Maat, Asha/Arta etc
Posted by Fredsvenn on June 13, 2015
Maat or Ma’at was the ancient Egyptian concept of truth, balance, order, law, morality, and justice. Maat was also personified as a goddess regulating the stars, seasons, and the actions of both mortals and the deities, who set the order of the universe from chaos at the moment of creation. Her ideological counterpart was Isfet.
In Sumerian mythology, a me or ñe or parşu is one of the decrees of the gods foundational to those social institutions, religious practices, technologies, behaviors, mores, and human conditions that make civilization, as the Sumerians understood it, possible. They are fundamental to the Sumerian understanding of the relationship between humanity and the gods.
Ma is a Sumerian word meaning “land” that in Sumerian mythology was also used to regard Primordial Land. The underworld Kur is the void space between the primeval sea (Abzu) and the earth (Ma). Which seem a likely pairing for parentage, in a fuzzy set of records.
Kummanni was the name of the main center the Anatolian kingdom of Kizzuwatna. Its location is uncertain, but is believed to be near the classical settlement of Comana in Cappadocia.
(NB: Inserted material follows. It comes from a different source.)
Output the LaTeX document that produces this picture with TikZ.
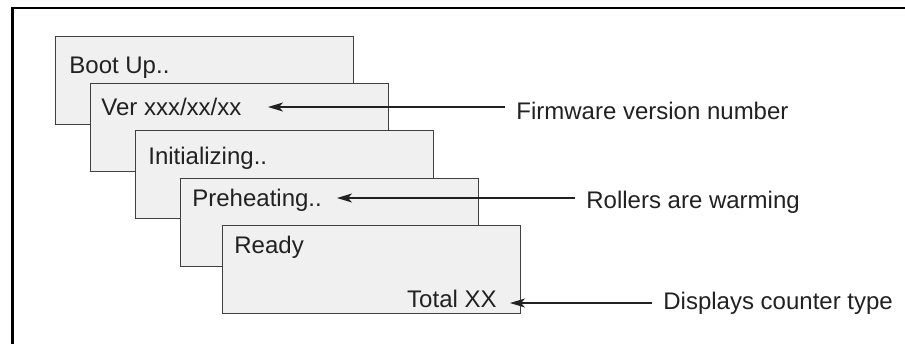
\documentclass[tikz,border=0pt]{standalone}
\usepackage{fontspec}
\setmainfont{Liberation Sans}
\usetikzlibrary{arrows.meta,
                positioning}
\definecolor{lcd_fill}{rgb}{0.94, 0.94, 0.94}
\definecolor{lcd_edge}{rgb}{0.25, 0.25, 0.25}
\definecolor{ink}{rgb}{0.13, 0.13, 0.13}

\begin{document}
\begin{tikzpicture}[
	x=0.5pt, y=-0.5pt,
	screen/.style = {draw=lcd_edge, fill=lcd_fill, line width=0.7pt,
	                 minimum width=149pt, minimum height=44pt,
	                 inner sep=0pt, anchor=north west},
	msg/.style = {text=ink, inner sep=0pt, anchor=base west,
	              font=\fontsize{12}{14}\selectfont},
	note/.style = {msg, inner xsep=5.5pt},
	pointer/.style = {-{Stealth[length=7.5pt, width=4.5pt, inset=2pt]},
	                  line width=0.8pt, draw=ink},
	]
	\clip (0,0) rectangle (905,343);
	% frame
	\draw[line width=1.2pt] (12.5,360) -- (12.5,7.8) -- (930,7.8);
	% screens, back to front
	\node[screen] (boot) at (55,36) {};
	\node[msg] (boot_t) at (69,73) {Boot Up..};
	\node[screen] (ver) at (90,83) {};
	\node[msg] (ver_t) at (101,115) {Ver xxx/xx/xx};
	\node[screen] (init) at (135,130) {};
	\node[msg] (init_t) at (148,164) {Initializing..};
	\node[screen] (heat) at (180,178) {};
	\node[msg] (heat_t) at (192,206) {Preheating..};
	\node[screen] (ready) at (222,225) {};
	\node[msg] (ready_t) at (234,253) {Ready};
	\node[msg, anchor=base east] (total_t) at (497,307) {Total XX};
	% notes
	\node[note] (fw) at (505,119) {Firmware version number};
	\node[note] (rw) at (575,208) {Rollers are warming};
	\node[note] (dc) at (652,309) {Displays counter type};
	\coordinate (fw_tip) at (268,107);
	\coordinate (rw_tip) at (337,198);
	\coordinate (dc_tip) at (510,303);
	% pointers
	\draw[pointer] (fw.west |- fw_tip) -- (fw_tip);
	\draw[pointer] (rw.west |- rw_tip) -- (rw_tip);
	\draw[pointer] (dc.west |- dc_tip) -- (dc_tip);
\end{tikzpicture}
\end{document}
It was the major cult center of the Hurrian chief deity, Tešup. Its Hurrian name Kummeni simply translates as “The Shrine.” Ma was a local goddess at Ma and a Phrygian alternative name for Cybele.
Asha is the Avestan language term (corresponding to Vedic language ṛta) for a concept of cardinal importance to Zoroastrian theology and doctrine. Its Old Persian equivalent is arta-. In Middle Iranian languages the term appears as ard-.
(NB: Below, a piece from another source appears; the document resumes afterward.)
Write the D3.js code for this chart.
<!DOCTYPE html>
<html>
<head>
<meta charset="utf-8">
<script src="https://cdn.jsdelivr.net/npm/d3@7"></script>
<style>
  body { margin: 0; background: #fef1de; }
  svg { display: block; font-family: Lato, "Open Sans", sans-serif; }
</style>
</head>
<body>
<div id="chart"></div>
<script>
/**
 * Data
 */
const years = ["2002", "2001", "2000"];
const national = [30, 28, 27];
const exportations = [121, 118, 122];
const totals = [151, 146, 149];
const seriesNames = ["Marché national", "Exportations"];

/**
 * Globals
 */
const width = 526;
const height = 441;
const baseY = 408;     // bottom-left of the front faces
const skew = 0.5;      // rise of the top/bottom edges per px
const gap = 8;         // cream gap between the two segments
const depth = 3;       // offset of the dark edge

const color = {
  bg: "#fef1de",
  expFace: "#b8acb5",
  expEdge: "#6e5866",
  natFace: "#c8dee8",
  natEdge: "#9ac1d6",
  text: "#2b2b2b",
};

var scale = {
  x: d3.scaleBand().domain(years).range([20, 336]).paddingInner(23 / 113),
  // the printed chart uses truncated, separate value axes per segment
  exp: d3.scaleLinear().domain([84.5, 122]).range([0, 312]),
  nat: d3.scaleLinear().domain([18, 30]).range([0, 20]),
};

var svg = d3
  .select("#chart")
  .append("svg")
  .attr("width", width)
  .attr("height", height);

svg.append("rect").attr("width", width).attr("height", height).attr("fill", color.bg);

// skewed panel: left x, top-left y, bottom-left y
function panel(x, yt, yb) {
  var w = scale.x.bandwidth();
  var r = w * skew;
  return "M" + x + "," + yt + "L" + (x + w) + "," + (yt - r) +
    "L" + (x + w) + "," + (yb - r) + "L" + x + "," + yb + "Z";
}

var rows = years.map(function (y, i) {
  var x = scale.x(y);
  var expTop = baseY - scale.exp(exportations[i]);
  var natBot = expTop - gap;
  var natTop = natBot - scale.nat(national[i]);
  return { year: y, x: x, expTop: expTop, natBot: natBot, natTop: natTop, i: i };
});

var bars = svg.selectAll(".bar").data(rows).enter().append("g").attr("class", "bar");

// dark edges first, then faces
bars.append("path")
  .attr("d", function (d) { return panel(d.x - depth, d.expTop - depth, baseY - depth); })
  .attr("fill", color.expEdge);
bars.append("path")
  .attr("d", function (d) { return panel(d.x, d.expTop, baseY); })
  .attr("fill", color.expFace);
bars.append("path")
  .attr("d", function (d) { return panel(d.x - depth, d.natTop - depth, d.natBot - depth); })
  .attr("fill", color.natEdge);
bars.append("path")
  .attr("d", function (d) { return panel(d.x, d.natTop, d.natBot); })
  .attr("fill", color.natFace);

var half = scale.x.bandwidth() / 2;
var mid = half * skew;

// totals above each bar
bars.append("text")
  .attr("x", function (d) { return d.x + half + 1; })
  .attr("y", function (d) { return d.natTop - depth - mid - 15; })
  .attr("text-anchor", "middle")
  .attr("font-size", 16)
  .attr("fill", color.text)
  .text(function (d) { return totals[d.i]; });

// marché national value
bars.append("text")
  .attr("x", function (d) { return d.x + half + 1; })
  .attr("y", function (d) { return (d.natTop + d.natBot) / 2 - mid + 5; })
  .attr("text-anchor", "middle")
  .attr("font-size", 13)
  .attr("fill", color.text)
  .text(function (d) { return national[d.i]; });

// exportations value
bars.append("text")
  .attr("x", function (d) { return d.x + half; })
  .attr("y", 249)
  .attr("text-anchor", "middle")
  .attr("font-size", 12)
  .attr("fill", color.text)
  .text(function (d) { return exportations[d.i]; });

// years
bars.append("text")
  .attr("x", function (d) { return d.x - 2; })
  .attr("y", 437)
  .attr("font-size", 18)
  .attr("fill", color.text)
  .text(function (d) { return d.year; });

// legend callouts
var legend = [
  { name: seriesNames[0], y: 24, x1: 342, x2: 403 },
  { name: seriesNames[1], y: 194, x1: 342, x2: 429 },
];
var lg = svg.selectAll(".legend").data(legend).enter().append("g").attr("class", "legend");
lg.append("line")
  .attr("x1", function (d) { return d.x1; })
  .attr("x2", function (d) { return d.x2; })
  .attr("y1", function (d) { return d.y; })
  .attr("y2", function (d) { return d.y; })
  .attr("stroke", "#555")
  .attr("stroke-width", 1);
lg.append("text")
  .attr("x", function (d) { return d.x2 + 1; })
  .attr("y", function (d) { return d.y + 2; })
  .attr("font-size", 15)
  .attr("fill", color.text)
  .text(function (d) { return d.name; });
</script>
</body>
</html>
In the moral sphere, aša/arta represents what has been called “the decisive confessional concept of Zoroastrianism.” The significance of the term is complex, with a highly nuanced range of meaning. It is commonly summarized in accord with its contextual implications of ‘truth’ and ‘right(eousness)’, ‘order’ and ‘right working’. The opposite of Avestan aša is druj, “lie”.
Aratta is a land that appears in Sumerian myths surrounding Enmerkar and Lugalbanda, two early and possibly mythical kings of Uruk also mentioned on the Sumerian king list. Aratta is described in Sumerian literature as a fabulously wealthy place full of gold, silver, lapis lazuli and other precious materials, as well as the artisans to craft them. It is remote and difficult to reach. It is home to the goddess Inana, who transfers her allegiance from Aratta to Uruk. It is conquered by Enmerkar of Uruk.
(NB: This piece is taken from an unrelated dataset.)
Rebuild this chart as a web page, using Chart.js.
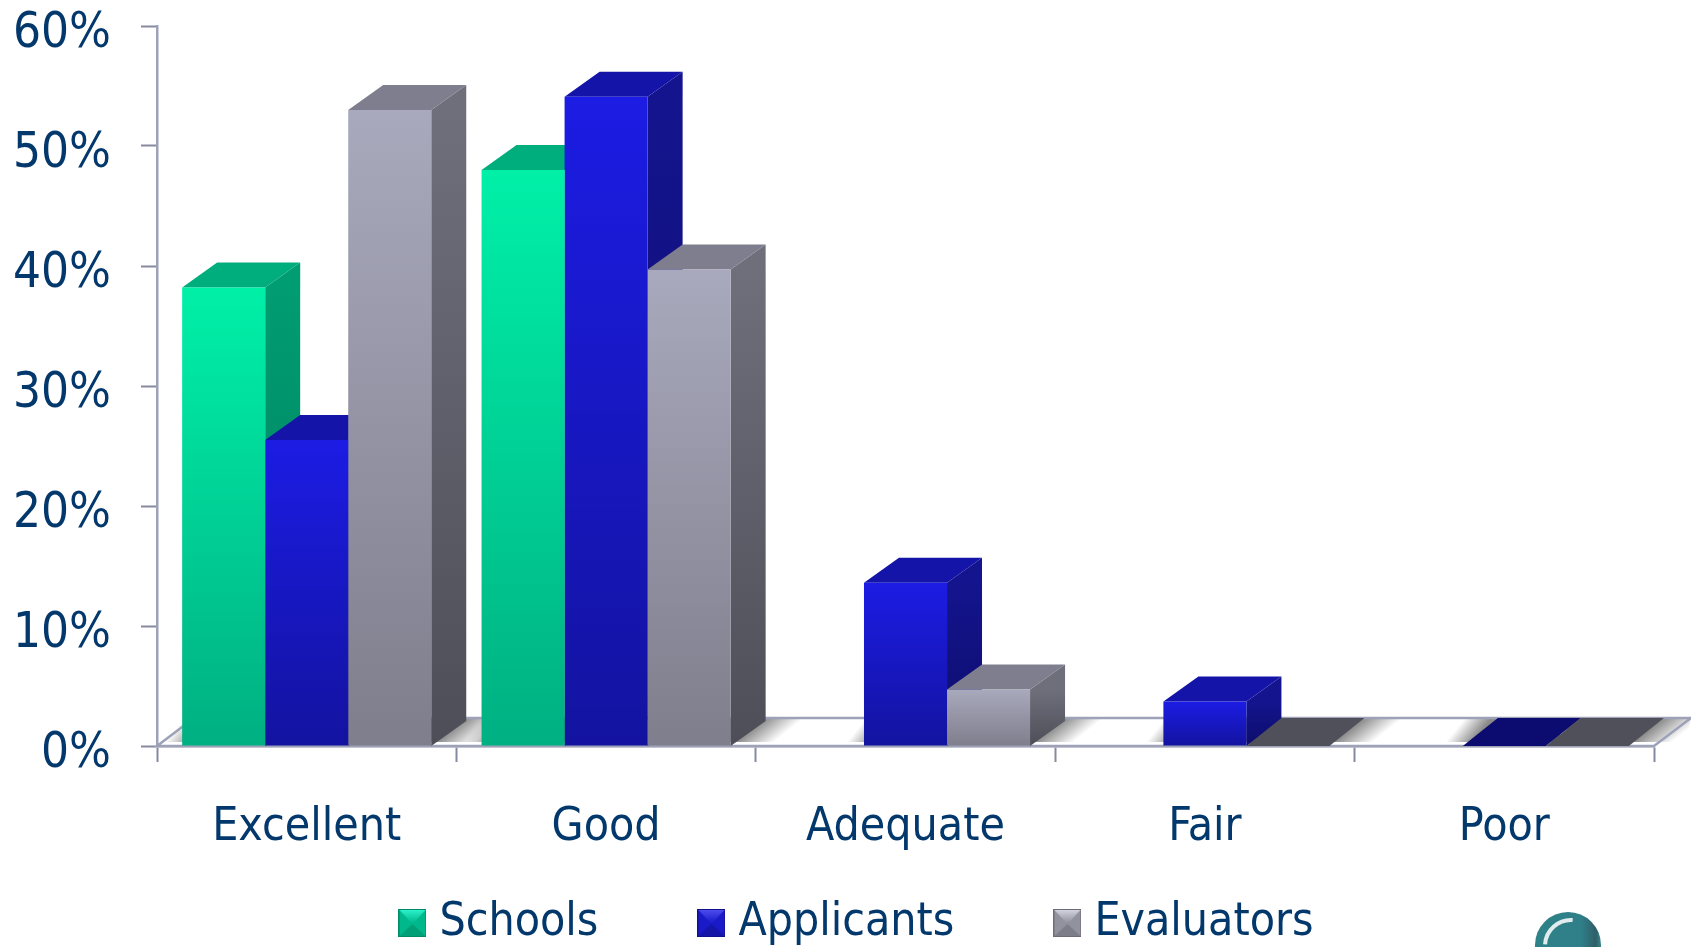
<!DOCTYPE html>
<html>
<head>
<meta charset="utf-8">
<title>Ratings</title>
<script src="https://cdn.jsdelivr.net/npm/chart.js@4"></script>
<style>
  body { margin: 0; background: #fff; }
  canvas { display: block; }
</style>
</head>
<body>
<canvas id="ratings" width="1691" height="947"></canvas>
<script>
const categories = ["Excellent", "Good", "Adequate", "Fair", "Poor"];
const schools = [38.2, 48, null, null, null];
const applicants = [25.5, 54.1, 13.6, 3.7, 0];
const evaluators = [53, 39.7, 4.7, 0, 0];

const FONT = '"DejaVu Sans Condensed", "DejaVu Sans", sans-serif';
const TEXT = "#03386c";
const AXIS = "#9ea2b8";
const TICK = "#858aa0";
const DEPTH_X = 35;
const DEPTH_Y = 25;
const FLOOR_X = 37;
const FLOOR_Y = 28;
const LEGEND_GAP = 109;

const palette = [
    { front: ["#00f0a8", "#00b082"], side: ["#009c72", "#007d5a"], top: "#00ad7d", flat: "#00ad7d", swatch: ["#2ff5cf", "#00b88c", "#008a68"] },
    { front: ["#1c1ce4", "#1313a0"], side: ["#14148e", "#0d0d6c"], top: "#1414a8", flat: "#0c0c70", swatch: ["#5050f0", "#1a1ac8", "#12128c"] },
    { front: ["#a9a9bd", "#7e7e8c"], side: ["#6f6f7c", "#4e4e58"], top: "#7e7e8e", flat: "#50505a", swatch: ["#d8d8e4", "#92929f", "#6c6c78"] }
];

function barGradient(ctx) {
    const chart = ctx.chart;
    const value = ctx.raw;
    if (!chart.chartArea || value === null || value === undefined) return palette[ctx.datasetIndex].front[0];
    const y = chart.scales.y;
    const g = chart.ctx.createLinearGradient(0, y.getPixelForValue(value), 0, y.getPixelForValue(0));
    g.addColorStop(0, palette[ctx.datasetIndex].front[0]);
    g.addColorStop(1, palette[ctx.datasetIndex].front[1]);
    return g;
}

function makeSwatch(colors) {
    const c = document.createElement("canvas");
    c.width = 28;
    c.height = 28;
    const x = c.getContext("2d");
    x.fillStyle = colors[1];
    x.fillRect(0, 0, 28, 28);
    const top = x.createLinearGradient(0, 0, 0, 14);
    top.addColorStop(0, colors[0]);
    top.addColorStop(1, colors[1]);
    x.fillStyle = top;
    x.beginPath();
    x.moveTo(0, 0);
    x.lineTo(28, 0);
    x.lineTo(14, 15);
    x.closePath();
    x.fill();
    x.fillStyle = colors[2];
    x.beginPath();
    x.moveTo(0, 28);
    x.lineTo(28, 28);
    x.lineTo(14, 15);
    x.closePath();
    x.globalAlpha = 0.55;
    x.fill();
    x.globalAlpha = 1;
    x.strokeStyle = colors[2];
    x.strokeRect(0.5, 0.5, 27, 27);
    return c;
}

function parallelogram(ctx, x1, x2, y, dx, dy) {
    ctx.beginPath();
    ctx.moveTo(x1, y);
    ctx.lineTo(x1 + dx, y - dy);
    ctx.lineTo(x2 + dx, y - dy);
    ctx.lineTo(x2, y);
    ctx.closePath();
}

function floorShadow(ctx, x, y, dirX, dirY, len) {
    const g = ctx.createLinearGradient(x, y, x + dirX * len, y + dirY * len);
    g.addColorStop(0, "rgba(110,110,110,0.8)");
    g.addColorStop(1, "rgba(110,110,110,0)");
    ctx.fillStyle = g;
    ctx.fillRect(x - 80, y - 40, 160, 80);
}

const floorAndDepth = {
    id: "floorAndDepth",
    beforeDatasetsDraw(chart) {
        const ctx = chart.ctx;
        const area = chart.chartArea;
        const base = area.bottom;
        const metas = chart.data.datasets.map((d, i) => chart.getDatasetMeta(i));

        // floor
        ctx.save();
        parallelogram(ctx, area.left, area.right, base, FLOOR_X, FLOOR_Y);
        ctx.fillStyle = "#fff";
        ctx.fill();
        ctx.save();
        ctx.beginPath();
        ctx.moveTo(area.left, base - 4);
        ctx.lineTo(area.left + FLOOR_X * 0.86, base - FLOOR_Y);
        ctx.lineTo(area.right + FLOOR_X, base - FLOOR_Y);
        ctx.lineTo(area.right + FLOOR_X * 0.86, base - 4);
        ctx.closePath();
        ctx.clip();
        categories.forEach((name, i) => {
            const bars = metas.map((m, d) => chart.data.datasets[d].data[i] === null ? null : m.data[i]).filter(Boolean);
            const left = bars[0].x - bars[0].width / 2;
            const last = bars[bars.length - 1];
            const right = last.x + last.width / 2;
            floorShadow(ctx, left + DEPTH_X / 2, base - FLOOR_Y / 2, -0.62, -0.5, 26);
            floorShadow(ctx, right + DEPTH_X / 2, base - FLOOR_Y / 2, 0.62, 0.78, 24);
        });
        ctx.restore();
        parallelogram(ctx, area.left, area.right, base, FLOOR_X, FLOOR_Y);
        ctx.strokeStyle = AXIS;
        ctx.lineWidth = 2.5;
        ctx.stroke();

        // side and top faces, left to right so the later ones cover the earlier
        categories.forEach((name, i) => {
            metas.forEach((meta, d) => {
                const value = chart.data.datasets[d].data[i];
                if (value === null) return;
                const bar = meta.data[i];
                const style = palette[d];
                const left = bar.x - bar.width / 2;
                const right = bar.x + bar.width / 2;
                if (value > 0) {
                    const g = ctx.createLinearGradient(0, bar.y, 0, base);
                    g.addColorStop(0, style.side[0]);
                    g.addColorStop(1, style.side[1]);
                    ctx.fillStyle = g;
                    ctx.beginPath();
                    ctx.moveTo(right, bar.y);
                    ctx.lineTo(right + DEPTH_X, bar.y - DEPTH_Y);
                    ctx.lineTo(right + DEPTH_X, base - DEPTH_Y);
                    ctx.lineTo(right, base);
                    ctx.closePath();
                    ctx.fill();
                }
                parallelogram(ctx, left, right, bar.y, DEPTH_X, value > 0 ? DEPTH_Y : FLOOR_Y);
                ctx.fillStyle = value > 0 ? style.top : style.flat;
                ctx.fill();
            });
        });
        ctx.restore();
    }
};

// legend sits in its own spot, y labels hang a little below their ticks
const placement = {
    id: "placement",
    beforeInit(chart) {
        const fit = chart.legend.fit;
        chart.legend.fit = function () {
            fit.call(this);
            this.height = 0;
        };
    },
    afterLayout(chart) {
        chart.legend.top = 920 - LEGEND_GAP - 20;
        chart.legend.left += 34;
        chart.legend.right += 34;
        chart.scales.y.getLabelItems().forEach(item => {
            item.options.translation[1] += 8;
        });
    }
};

// the round badge cut off by the bottom edge
const badge = {
    id: "badge",
    afterDraw(chart) {
        const ctx = chart.ctx;
        ctx.save();
        const g = ctx.createLinearGradient(1535, 0, 1601, 0);
        g.addColorStop(0, "#2f8288");
        g.addColorStop(0.7, "#2f7f88");
        g.addColorStop(0.92, "#2f5f68");
        g.addColorStop(1, "#3a858c");
        ctx.beginPath();
        ctx.arc(1568, 945, 33, 0, Math.PI * 2);
        ctx.fillStyle = g;
        ctx.fill();
        ctx.beginPath();
        ctx.arc(1571, 946, 26, Math.PI * 1.02, Math.PI * 1.52);
        ctx.strokeStyle = "rgba(255,255,255,0.85)";
        ctx.lineWidth = 4;
        ctx.stroke();
        ctx.restore();
    }
};

new Chart("ratings", {
    type: "bar",
    data: {
        labels: categories,
        datasets: [
            { label: "Schools", data: schools, backgroundColor: barGradient, pointStyle: makeSwatch(palette[0].swatch) },
            { label: "Applicants", data: applicants, backgroundColor: barGradient, pointStyle: makeSwatch(palette[1].swatch) },
            { label: "Evaluators", data: evaluators, backgroundColor: barGradient, pointStyle: makeSwatch(palette[2].swatch) }
        ]
    },
    options: {
        responsive: false,
        animation: false,
        events: [],
        layout: { padding: { top: 26, right: 37, bottom: 0, left: 0 } },
        datasets: { bar: { categoryPercentage: 0.832, barPercentage: 1 } },
        scales: {
            x: {
                afterFit(scale) {
                    scale.height = 201;
                    scale.paddingLeft = 0;
                    scale.paddingRight = 0;
                },
                border: { color: AXIS, width: 2.5 },
                grid: { drawOnChartArea: false, tickLength: 16, tickColor: TICK, tickWidth: 2, offset: true },
                ticks: { color: TEXT, font: { family: FONT, size: 46 }, padding: 38, maxRotation: 0 }
            },
            y: {
                min: 0,
                max: 60,
                afterFit(scale) {
                    scale.width = 157;
                    scale.paddingTop = 0;
                    scale.paddingBottom = 0;
                },
                border: { color: AXIS, width: 2.5 },
                grid: { drawOnChartArea: false, tickLength: 16, tickColor: TICK, tickWidth: 2 },
                ticks: {
                    stepSize: 10,
                    color: TEXT,
                    font: { family: FONT, size: 49 },
                    padding: 30,
                    callback: v => v + "%"
                }
            }
        },
        plugins: {
            tooltip: { enabled: false },
            legend: {
                position: "bottom",
                labels: {
                    color: TEXT,
                    font: { family: FONT, size: 46 },
                    usePointStyle: true,
                    pointStyleWidth: 8,
                    padding: LEGEND_GAP
                }
            }
        }
    },
    plugins: [floorAndDepth, placement, badge]
});
</script>
</body>
</html>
Urartu, corresponding to the biblical Kingdom of Ararat or Kingdom of Van, was an Iron Age kingdom centred on Lake Van in the Armenian Highlands. In the early 6th century BC, the Urartian Kingdom was replaced by the Armenian Orontid dynasty. In the trilingual Behistun inscription, carved in 521 or 520 BC by the order of Darius the Great of Persia, the country referred to as Urartu in Assyrian is called Arminiya in Old Persian and Harminuia in Elamite.
Scholars such as Carl Ferdinand Friedrich Lehmann-Haupt (1910) believed that the people of Urartu called themselves Khaldini after their god Khaldi (Ḫaldi, also known as Khaldi or Hayk), one of the three chief deities of Ararat (Urartu). His shrine was at Ardini (the present form of the name is Artin, meaning “sun rising” or to “awake”, and it persists in Armenian names to this day). The other two chief deities were Theispas of Kumenu, and Shivini of Tushpa.
Hayk or Hayg, also known as Haik Nahapet (Hayk the Tribal Chief) is the legendary patriarch and founder of the Armenian nation. His story is told in the History of Armenia attributed to the Armenian historian Moses of Chorene (410 to 490). Hayk and Haig are connected to hay and hayer (the nominative plural in Modern Armenian), the self-designation of the Armenians.
The name Armenia is connected to the Indo-European root Ar- meaning “assemble/create” which is vastly used in names of or regarding the Sun, light, or fire, found in Ararat, Aryan, Arta etc.